= Juan Pampin =

Argentine composer and sound artist (born 1967)

Juan Pampin (born January 23, 1967) is an Argentine composer and sound artist who lives and works in Seattle.

==Biography==
Since 2002, Pampin has been a professor of composition at the University of Washington and a founding faculty member of the Center for Digital Arts and Experimental Media (DXARTS). He received an MA in Composition from the Conservatoire National Superieur de Musique de Lyon, France and a DMA in Composition from Stanford University, where he studied with composer Jonathan Harvey.

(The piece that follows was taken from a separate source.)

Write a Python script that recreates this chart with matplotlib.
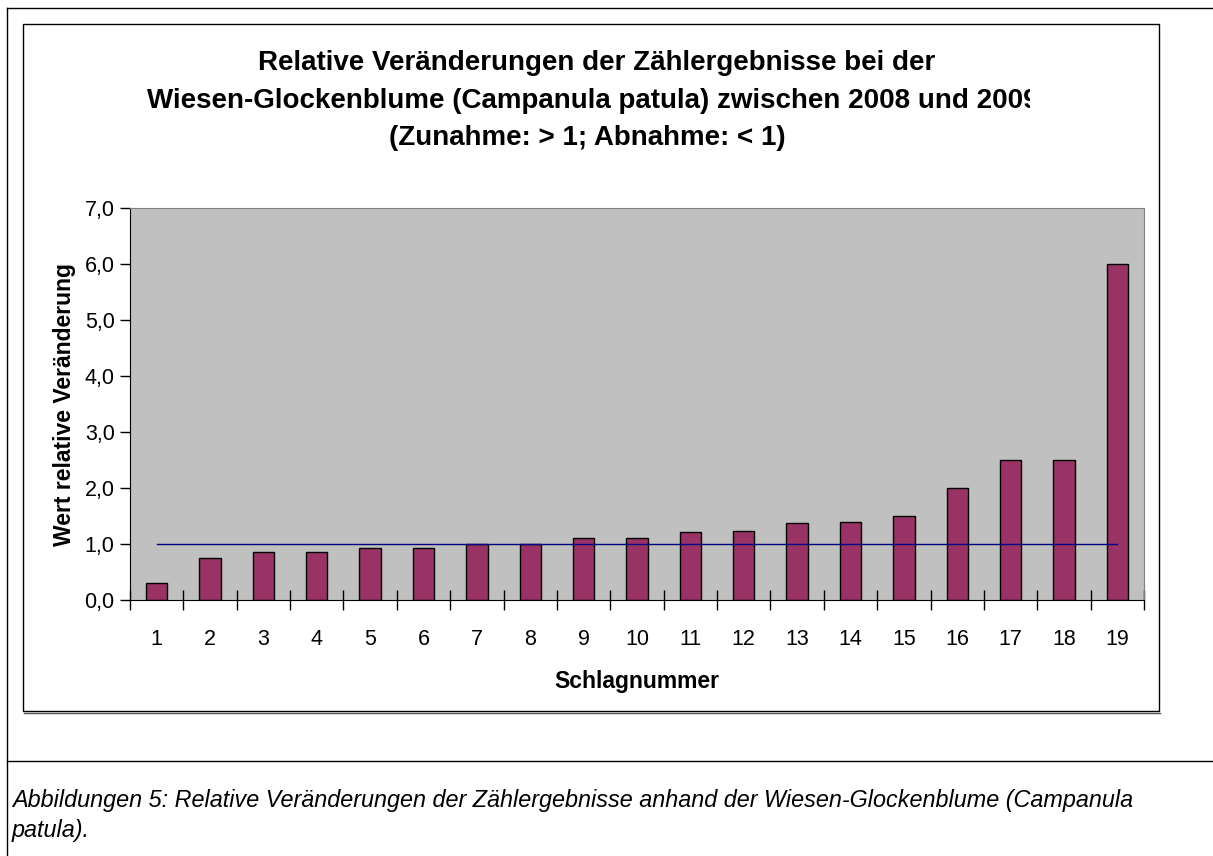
import matplotlib
matplotlib.use("Agg")
import matplotlib.pyplot as plt
from matplotlib.lines import Line2D
from matplotlib.patches import Rectangle
import numpy as np

plt.rcParams['font.family'] = ['Liberation Sans', 'DejaVu Sans']

# data
schlag = list(range(1, 20))
werte = [0.31, 0.75, 0.85, 0.85, 0.92, 0.92, 1.0, 1.0, 1.11, 1.11,
         1.21, 1.24, 1.37, 1.40, 1.50, 2.0, 2.5, 2.5, 6.0]
y_ticks = [0, 1, 2, 3, 4, 5, 6, 7]
y_labels = ["0,0", "1,0", "2,0", "3,0", "4,0", "5,0", "6,0", "7,0"]

W, H = 1213, 856
fig = plt.figure(figsize=(W / 100, H / 100), dpi=100)

def fx(px):
    return px / W

def fy(py):
    return 1 - py / H

# outer frame lines of the document
fig.add_artist(Line2D([fx(7), 1], [fy(8), fy(8)], color="black", lw=1))
fig.add_artist(Line2D([fx(7), fx(7)], [fy(8), 0], color="black", lw=1))
fig.add_artist(Line2D([fx(7), 1], [fy(761), fy(761)], color="black", lw=1))
# chart box
fig.add_artist(Rectangle((fx(23), fy(711)), fx(1159) - fx(23), fy(24) - fy(711),
                         fill=False, ec="black", lw=1, transform=fig.transFigure))
fig.add_artist(Line2D([fx(24), fx(1160)], [fy(713), fy(713)], color="#555555", lw=1))

ax = fig.add_axes([fx(130), fy(600), fx(1144) - fx(130), fy(208) - fy(600)])
ax.set_facecolor("#C0C0C0")

ax.bar(schlag, werte, width=0.4, color="#993366", edgecolor="black", linewidth=1, zorder=2)
ax.plot([schlag[0], schlag[-1]], [1, 1], color="#000080", lw=1, zorder=3)

ax.set_xlim(0.5, 19.5)
ax.set_ylim(0, 7)
ax.set_yticks(y_ticks)
ax.set_yticklabels(y_labels, fontsize=15.5)
ax.tick_params(axis="y", direction="out", length=7, width=1, pad=4)
ax.set_xticks(schlag)
ax.set_xticklabels([str(s) for s in schlag], fontsize=15.5)
ax.set_xticks(np.arange(0.5, 20, 1), minor=True)
ax.tick_params(axis="x", which="major", length=0, pad=21)
ax.tick_params(axis="x", which="minor", direction="inout", length=14, width=1)

for side in ["top", "right"]:
    ax.spines[side].set_color("#808080")
for side in ["left", "bottom"]:
    ax.spines[side].set_color("black")

ax.set_xlabel("Schlagnummer", fontsize=16.5, fontweight="bold", labelpad=14)
ax.set_ylabel("Wert relative Veränderung", fontsize=16.5, fontweight="bold", labelpad=6)

# title, the last digit is cut off like in the original
tkw = dict(ha="center", va="center", fontsize=20, fontweight="bold")
fig.text(fx(597), fy(63), "Relative Veränderungen der Zählergebnisse bei der", **tkw)
t2 = fig.text(fx(593), fy(101), "Wiesen-Glockenblume (Campanula patula) zwischen 2008 und 2009", **tkw)
t2.set_clip_path(Rectangle((0, 0), fx(1030), 1, transform=fig.transFigure))
fig.text(fx(587), fy(138), "(Zunahme: > 1; Abnahme: < 1)", **tkw)

ckw = dict(ha="left", va="center", fontsize=16.8, style="italic")
fig.text(fx(12), fy(800), "Abbildungen 5: Relative Veränderungen der Zählergebnisse anhand der Wiesen-Glockenblume (Campanula", **ckw)
fig.text(fx(12), fy(831), "patula).", **ckw)

fig.savefig("out.png", dpi=100)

Juan Pampin's works explore the territory articulated by the concept of space, memory, and material, using mostly algorithmic composition and signal processing tools of his own development. His compositions, including works for instrumental, digital, and mixed media, have been performed around the world by world-class soloists and ensembles such as Susana Kasakoff, Les Percussions de Strasbourg, Arditti String Quartet, and Sinfonia 21.

==Selected works==
- Apocalypse was Postponed due to lack of interest (1994) for computer generated sound.
- Metal Hurlant (1996) for solo percussion and electronic sounds.
- Toco Madera (1997) for percussion duo and electronic sounds.
- Interstices (1997) for string quartet.
- Skin Heads (1998) for percussion trio and electronic sounds.
- On Space (2000/2005) for percussion sextet and surround electronic sounds.
- UOM (2001) for surround electronics sounds.
- Catch 22 degree zero (2004) for two laptops.
- Catch 22 goes underground (2005) site-specific sound installation.
- Four Studies (2005) for vibraphone.
- Tropos (2005) site-specific sound installation.
- Catch 22 goes online (2006) telematic sound installation.
- Nada (2006) for viola and electronic sounds
- Entanglement (2008) for telematic sound installation.

==Discography==
- Four Etudes For Vibraphone. Philippe Limoge. Magic Vibes, 2005.
- OID. Susanna Kasakoff, piano. BAU Records, 2006.
- Nada. Melia Watras, viola. Fleur de Son, CD FDS-57992, 2008.
- Percussion Cycle (Metal Hurlant, Toco Madera, Skin Heads, On Space). Les Percussion de Strasbourg (in production).

==Bibliography==
- Di Liscia, Pablo; Basso Gustavo; Pampin, Juan. 2009. Musica y espacio: ciencia, tecnologia y estetica. Music and Science collection of University of Quilmes Press (currently in press).
- Pampin, Juan; Kollin, Joel; Kang, Eunsu. 2007. "Application of Ultrasonic Sound Beams in Performance and Sound Art". Proceedings of 2007 International Computer Music Conference (ICMC), Copenhagen.
- Pampin, Juan; Di Liscia, Pablo: Moss, William: Norman, Alex. 2004. "ATS User Interfaces". Proceedings of the 2004 International Computer Music Conference.
- Di Liscia, Pablo; Pampin, Juan. 2003. "Spectral Analysis Based Synthesis and Transformation of Digital Sound: The ATSH Program". Proceedings IX Brazilian Symposium on Computer Music, Campinas, Brasil.
- Pampin, Juan. 1999. "ATS: A Lisp Environment for Spectral Modeling". Proceedings of the 1999 Int. Computer Music Conference, Beijing, China.
- Pampin, Juan; L. Lezcano, Fernando; Schottstaedt, Bill. 1999. "Common Lisp Music Update Report". Proceedings of the 1999 Int. Computer Music Conference, Beijing, China.
- Garcia, Guillermo; Pampin, Juan. 1999. "Data Compression of Sinusoidal Modeling Parameters Based on Psychoacoustic Masking". Proceedings of the 1999 Int. Computer Music Conference, Beijing, China.